Rapid fabrication and characterization of AISI 304 stainless steels modified with Cu additions by additive alloy melting (ADAM)

Rapid alloy prototyping is quickly emerging as a manufacturing approach to design novel structural alloys since allows producing low volume of high quality castings quickly at low cost. Thus, a large number of alloys can be produced and tested for finding the optimal composition in an alloy system. In this work, a new high throughput method for rapid alloy manufacturing has been developed and employed to cast AISI 304 stainless steel samples modified with an addition of Cu in the range of 1-4 wt%. The homogeneity of the microstructure and chemical composition of as-cast materials has been characterized at the macro- and micro-scale, using optical and scanning electron microscopy, x-ray fluorescence, x-ray diffraction and electron probe microanalysis.
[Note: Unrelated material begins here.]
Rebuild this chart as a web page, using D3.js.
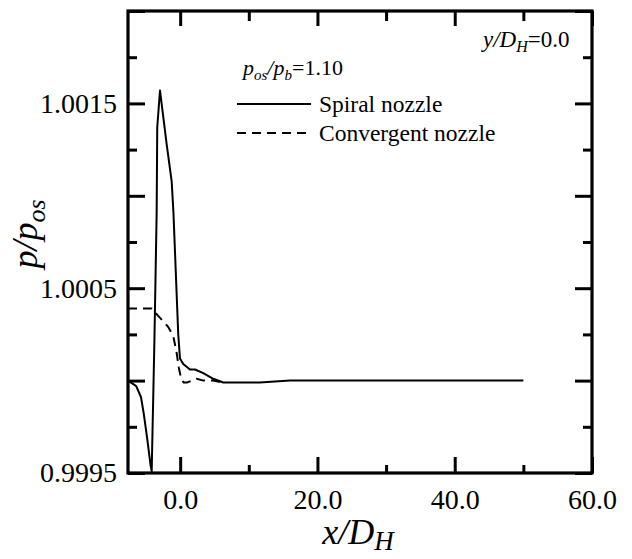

At the macro-scale, no compositional variations have been found, while variations in the distribution of phases in the microstructure were related to variations in the cooling rate and thermal path undergone across the solidifying ingot. At the micro-scale, it has been found that segregation of austenite and ferrite stabilizing elements occurs during solidification, as expected from the phase diagram. Additive Alloy Melting (ADAM) has been demonstrated to be a suitable, rapid and versatile casting method for manufacturing metallic samples on a laboratory scale with good chemical homogeneity at the macro-scale.